Soruna bir üst düzeyde bakarsak aslında bu görüşün temelinde bir çelişki olmadığını görürüz. XIX. yüzyıl yazarları Doğu’yu överken bile orada kendi ideolojilerini güçlendirecek “erdemler” bulmuşlar ve yanlızca bunları yüceltmişlerdir. Byron’ın kudretli ve görkemli Türk kişiliğini İngiliz aristokrasisine bir model olarak sunması, Lamartine’in Doğu’da öğrendiğini ileri sürdüğü tevekkül felsefesini toplumsal reformizminin temel taşı yapması gibi. Buradan giderek, Doğu’nun gerçekte nesnel bir biçimde hiç algılanmadığını, yanlızca kişisel arayışları yansıtan elverişli bir ayna gibi kullanıldığını söylemek daha doğru olur.

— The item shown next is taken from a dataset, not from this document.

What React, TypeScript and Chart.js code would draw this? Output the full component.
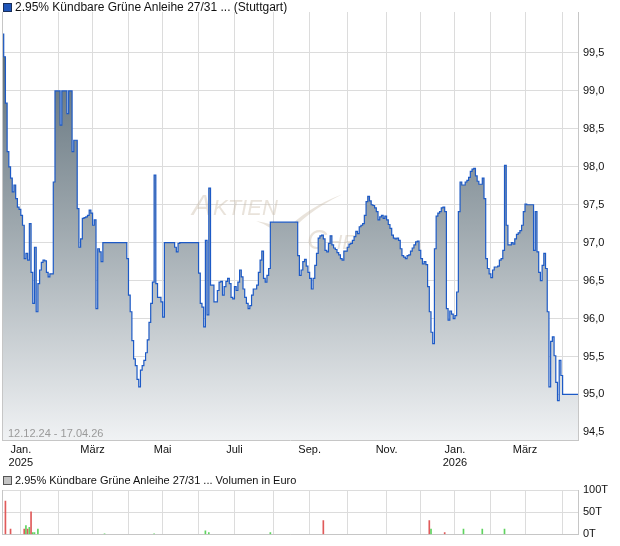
import React, { useEffect, useRef } from 'react';
import { Chart, registerables } from 'chart.js';
Chart.register(...registerables);

// Daily closing prices (trading-day index 0 = 12.12.24, last = 17.04.26)
const priceValues: number[] = [
  99.75, 99.45, 98.84, 98.2, 98.0, 97.85, 97.67, 97.76, 97.58, 97.47,
  97.44, 97.36, 97.23, 96.79, 96.86, 96.77, 97.25, 96.61, 96.2, 96.94,
  96.09, 96.46, 96.64, 96.74, 96.77, 96.76, 96.61, 96.55, 96.59, 96.59,
  97.8, 99.0, 99.0, 99.0, 98.55, 99.0, 99.0, 99.0, 98.7, 99.0,
  99.0, 98.2, 98.35, 98.35, 97.45, 96.94, 97.05, 97.32, 97.33, 97.34,
  97.36, 97.43, 97.39, 97.23, 97.3, 96.13, 96.92, 96.88, 96.75, 97.0,
  97.0, 97.0, 97.0, 97.0, 97.0, 97.0, 97.0, 97.0, 97.0, 97.0,
  97.0, 97.0, 97.0, 96.79, 96.31, 96.09, 95.71, 95.47, 95.38, 95.2,
  95.1, 95.32, 95.38, 95.45, 95.55, 95.72, 95.95, 96.2, 96.48, 97.89,
  96.46, 96.28, 96.28, 96.22, 96.02, 97.0, 97.0, 97.0, 97.0, 97.0,
  97.0, 96.94, 96.88, 96.99, 97.0, 97.0, 97.0, 97.0, 97.0, 97.0,
  97.0, 97.0, 97.0, 97.0, 97.0, 96.6, 96.2, 96.15, 95.89, 97.03,
  96.05, 97.72, 96.44, 96.44, 96.22, 96.22, 96.37, 96.48, 96.49, 96.31,
  96.42, 96.49, 96.53, 96.46, 96.28, 96.26, 96.42, 96.37, 96.48, 96.64,
  96.55, 96.39, 96.28, 96.2, 96.13, 96.17, 96.31, 96.39, 96.39, 96.44,
  96.61, 96.77, 96.89, 96.53, 96.48, 96.57, 96.66, 97.27, 97.27, 97.27,
  97.27, 97.27, 97.27, 97.27, 97.27, 97.27, 97.27, 97.27, 97.27, 97.27,
  97.27, 97.27, 97.27, 96.83, 96.57, 96.64, 96.75, 96.78, 96.69, 96.61,
  96.53, 96.39, 96.53, 96.7, 96.86, 97.06, 97.09, 97.1, 97.05, 96.9,
  96.88, 96.99, 97.09, 96.97, 96.93, 96.91, 96.87, 96.84, 96.79, 96.77,
  96.89, 96.89, 96.94, 96.98, 96.99, 97.03, 97.08, 97.15, 97.12, 97.21,
  97.23, 97.25, 97.36, 97.54, 97.61, 97.55, 97.5, 97.49, 97.46, 97.41,
  97.3, 97.34, 97.36, 97.32, 97.35, 97.3, 97.24, 97.19, 97.1, 97.06,
  97.05, 97.06, 97.03, 96.92, 96.83, 96.81, 96.79, 96.83, 96.84, 96.89,
  96.93, 96.97, 97.01, 97.02, 96.9, 96.79, 96.72, 96.75, 96.71, 96.42,
  96.09, 95.82, 95.67, 96.92, 97.35, 97.39, 97.41, 97.46, 97.47, 97.41,
  96.13, 95.98, 96.1, 96.06, 96.0, 96.04, 96.35, 97.41, 97.8, 97.76,
  97.76, 97.8, 97.82, 97.86, 97.94, 97.97, 97.98, 97.88, 97.81, 97.77,
  97.77, 97.85, 97.58, 96.79, 96.66, 96.59, 96.54, 96.64, 96.68, 96.68,
  96.69, 96.77, 96.79, 96.9, 98.02, 97.23, 96.97, 96.97, 97.0, 96.98,
  97.05, 97.11, 97.13, 97.16, 97.23, 97.41, 97.51, 97.5, 97.5, 97.5,
  97.5, 96.9, 97.41, 96.88, 96.61, 96.5, 96.7, 96.86, 96.66, 96.09,
  95.1, 95.7, 95.76, 95.51, 95.16, 94.92, 95.45, 95.25, 95.0, 95.0,
  95.0, 95.0, 95.0, 95.0, 95.0, 95.0, 95.0, 95.0,
];

// Month starts as trading-day index
const monthTickIndex = [11, 33, 53, 74, 94, 115, 136, 159, 180, 202, 225, 245, 265, 286, 306, 328];
const monthTickLabels: (string | string[])[] = [
  ['Jan.', '2025'], '', 'März', '', 'Mai', '', 'Juli', '', 'Sep.', '', 'Nov.', '', ['Jan.', '2026'], '', 'März', '',
];
const priceTicks = [94.5, 95.0, 95.5, 96.0, 96.5, 97.0, 97.5, 98.0, 98.5, 99.0, 99.5];

// Volume (thousand euro)
const volumeIndex = [2, 5, 13, 14, 15, 16, 17, 18, 19, 21, 60, 89, 119, 121, 157, 188, 250, 251, 259, 270, 281, 294];
const volumeValues = [75, 12, 12, 20, 12, 16, 51, 4, 4, 12, 1.5, 1.5, 8, 4, 4, 31, 31, 12, 4, 12, 12, 12];
const volumeUp = [false, false, false, true, false, true, false, true, true, true, true, true, true, true, true, false, false, true, false, true, true, true];
const volumeTicks = [0, 50, 100];
const volumeTickLabels = ['0T', '50T', '100T'];

const FONT = '"Liberation Sans", Arial, sans-serif';
const GRID = '#dcdcdc';
const BORDER = '#c6c6c6';
const X_MAX = 337;

const leftBorder = {
  id: 'leftBorder',
  afterDraw(chart: any) {
    const { ctx, chartArea } = chart;
    ctx.save();
    ctx.strokeStyle = BORDER;
    ctx.lineWidth = 1;
    ctx.beginPath();
    const x = Math.round(chartArea.left) + 0.5;
    ctx.moveTo(x, chartArea.top);
    ctx.lineTo(x, chartArea.bottom);
    ctx.stroke();
    ctx.restore();
  },
};

const watermark = {
  id: 'watermark',
  beforeDatasetsDraw(chart: any) {
    const { ctx } = chart;
    ctx.save();
    ctx.fillStyle = 'rgba(200,185,165,0.4)';
    ctx.font = `italic 30px ${FONT}`;
    ctx.fillText('A', 192, 215);
    ctx.font = `italic 22px ${FONT}`;
    ctx.fillText('KTIEN', 213, 215);
    ctx.font = `italic 28px ${FONT}`;
    ctx.fillText('C', 307, 249);
    ctx.font = `italic 21px ${FONT}`;
    ctx.fillText('HECK', 327, 249);
    ctx.beginPath();
    ctx.moveTo(256, 221);
    ctx.quadraticCurveTo(272, 226, 283, 240);
    ctx.quadraticCurveTo(305, 212, 343, 194);
    ctx.quadraticCurveTo(306, 208, 285, 231);
    ctx.quadraticCurveTo(272, 223, 256, 221);
    ctx.closePath();
    ctx.fill();
    ctx.restore();
  },
};

export default function App() {
  const mainRef = useRef<HTMLCanvasElement>(null);
  const volRef = useRef<HTMLCanvasElement>(null);

  useEffect(() => {
    const main = new Chart(mainRef.current!, {
      type: 'line',
      data: {
        datasets: [
          {
            data: priceValues.map((v, i) => ({ x: i, y: v })),
            borderColor: '#1d5ac6',
            borderWidth: 1.2,
            pointRadius: 0,
            stepped: true,
            fill: 'start',
            backgroundColor: (c: any) => {
              const area = c.chart.chartArea;
              if (!area) return 'rgb(160,170,176)';
              const g = c.chart.ctx.createLinearGradient(0, area.top, 0, area.bottom);
              g.addColorStop(0, 'rgb(82,100,111)');
              g.addColorStop(0.5, 'rgb(158,168,174)');
              g.addColorStop(1, 'rgb(240,242,244)');
              return g;
            },
          },
        ],
      },
      options: {
        animation: false,
        responsive: false,
        maintainAspectRatio: false,
        layout: { padding: { left: 2, top: 12, right: 0, bottom: 0 } },
        plugins: { legend: { display: false }, tooltip: { enabled: false } },
        scales: {
          x: {
            type: 'linear',
            min: 0,
            max: X_MAX,
            grid: { color: GRID, drawTicks: false },
            border: { display: true, color: BORDER },
            afterBuildTicks: (s: any) => {
              s.ticks = monthTickIndex.map((v) => ({ value: v }));
            },
            afterFit: (s: any) => {
              s.height = 30;
            },
            ticks: {
              autoSkip: false,
              maxRotation: 0,
              padding: 3,
              color: '#111',
              font: { family: FONT, size: 11 },
              callback: (v: any) => {
                const k = monthTickIndex.indexOf(Number(v));
                return k >= 0 ? monthTickLabels[k] : '';
              },
            },
          },
          y: {
            position: 'right',
            min: 94.4,
            max: 100.04,
            grid: { color: GRID, drawTicks: false },
            border: { display: true, color: BORDER },
            afterBuildTicks: (s: any) => {
              s.ticks = priceTicks.map((v) => ({ value: v }));
            },
            afterFit: (s: any) => {
              s.width = 42;
            },
            ticks: {
              padding: 5,
              color: '#111',
              font: { family: FONT, size: 11 },
              callback: (v: any) => Number(v).toFixed(1).replace('.', ','),
            },
          },
        },
      } as any,
      plugins: [watermark, leftBorder],
    });

    const vol = new Chart(volRef.current!, {
      type: 'bar',
      data: {
        datasets: [
          {
            data: volumeIndex.map((x, i) => ({ x, y: volumeValues[i] })),
            backgroundColor: volumeUp.map((u) => (u ? '#5fd35f' : '#e05a5a')),
            barThickness: 1,
            borderWidth: 0,
          },
        ],
      },
      options: {
        animation: false,
        responsive: false,
        maintainAspectRatio: false,
        layout: { padding: { left: 2, top: 14, right: 0, bottom: 0 } },
        plugins: { legend: { display: false }, tooltip: { enabled: false } },
        scales: {
          x: {
            type: 'linear',
            min: 0,
            max: X_MAX,
            offset: false,
            grid: { color: GRID, drawTicks: false, offset: false },
            border: { display: true, color: BORDER },
            afterBuildTicks: (s: any) => {
              s.ticks = monthTickIndex.map((v) => ({ value: v }));
            },
            afterFit: (s: any) => {
              s.height = 10;
            },
            ticks: { display: false },
          },
          y: {
            position: 'right',
            min: 0,
            max: 100,
            grid: { color: GRID, drawTicks: false },
            border: { display: true, color: BORDER },
            afterBuildTicks: (s: any) => {
              s.ticks = volumeTicks.map((v) => ({ value: v }));
            },
            afterFit: (s: any) => {
              s.width = 42;
            },
            ticks: {
              padding: 5,
              color: '#111',
              font: { family: FONT, size: 11 },
              callback: (v: any) => {
                const k = volumeTicks.indexOf(Number(v));
                return k >= 0 ? volumeTickLabels[k] : '';
              },
            },
          },
        },
      } as any,
      plugins: [leftBorder],
    });

    return () => {
      main.destroy();
      vol.destroy();
    };
  }, []);

  const text: React.CSSProperties = {
    position: 'absolute',
    fontFamily: FONT,
    fontSize: 11,
    lineHeight: '13px',
    color: '#111',
    whiteSpace: 'nowrap',
  };

  return (
    <div style={{ position: 'fixed', left: 0, top: 0, width: 620, height: 546, background: '#fff', overflow: 'hidden' }}>
      <canvas ref={mainRef} width={620} height={470} style={{ position: 'absolute', left: 0, top: 0, width: 620, height: 470 }} />
      <canvas ref={volRef} width={620} height={70} style={{ position: 'absolute', left: 0, top: 476, width: 620, height: 70 }} />
      <div style={{ position: 'absolute', left: 3, top: 3, width: 7, height: 7, background: '#1f55b8', border: '1px solid #1a2f5a' }} />
      <div style={{ ...text, left: 15, top: 0, fontSize: 12, lineHeight: '14px' }}>2.95% Kündbare Grüne Anleihe 27/31 ... (Stuttgart)</div>
      <div style={{ ...text, left: 8, top: 427, color: '#9a9a9a' }}>12.12.24 - 17.04.26</div>
      <div style={{ position: 'absolute', left: 3, top: 476, width: 7, height: 7, background: '#c4c4c4', border: '1px solid #555' }} />
      <div style={{ ...text, left: 15, top: 474 }}>2.95% Kündbare Grüne Anleihe 27/31 ... Volumen in Euro</div>
    </div>
  );
}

Edward Said’in dediği gibi, XIX. yüzyıl yazarları Doğu hakkında değil, Doğu’nun yerine konuşmuşlardır. Doğu ise kendisi konuşmazdı, çünkü tümüyle suskun ve susturulmuş bir dünyaydı (13).
NOTLAR
(1) Pierre Leroux, “De’influence philosophique des etudes orientales,” Revue encyclopedique, avril-mai 1832, s.69’da “Rönesans’a benzeyen yeni bir çağın ortasındayız” diye yazar. Doğu rönesansı(La Renaissance orientale) terimini ilk kez 1842’de Edgar Quinet kullanmış ve terim Felix Neve’in Introduçtion a I’histoire generale des litteratures orientales (1848) adlı yapıtında da benimsenmiştir. Doğu’nun Avrupa yazarları üzerindeki etkisini en ayrıntılı biçimde inceleyen yapıt ise Raymond Schwab’ın La Renaissence orientale (Paris: Payot, 1950) dır.
(2) Pierre Martino, L’Orient dans la litterature française au XVII et XVIII siecle (Paris: Hachette, 1906), s.43.
(3) Marzieh Gail, Persia and the Victorians (London: George Allen, 1951), s.34
(4) Ronald Robinson ve diğerleri, Africa and the Victorians (New York: Doubleday, 1968), 2
(5) Thomas Moore, The Life, Letters and Journals of Lord Byron (Londra:1920), s. 193.
(6) Byron’un Yunanlılar ve Yunan bağımsızlık savaşı üzerine söyledikleri için, bak Harold Nicolson, Byron: The Last Journey (Londra: Constable, 1948), s.221 ve s.229.
(7) Alphonse de Lamartine, Souvenirs, impressions, pensees et paysages pendant un voyage en Orient,1832-1833 (Paris: Hachette, 1859), s.495.
(8) Lamartine, Voyage en Orient, II, s. 511.
(9) Lamartine,Voyage en Orient, II, s. 508.
(10) Lamartine, Vues, discours et articles sur la question d’Orient (Paris:.Gosselin, 1840), s. 16-40.
(11) Lotfy Fam, Voyage en Orient (Paris: Nizet, 1960), s. 464-473.
(12) Lamartine, Genevieve, Histoire d’une servente (Paris, 1855), s. 144.
(13) “Edward Said’le Bir Söyleşi”, Diacritica, Fall (1977), s. 44.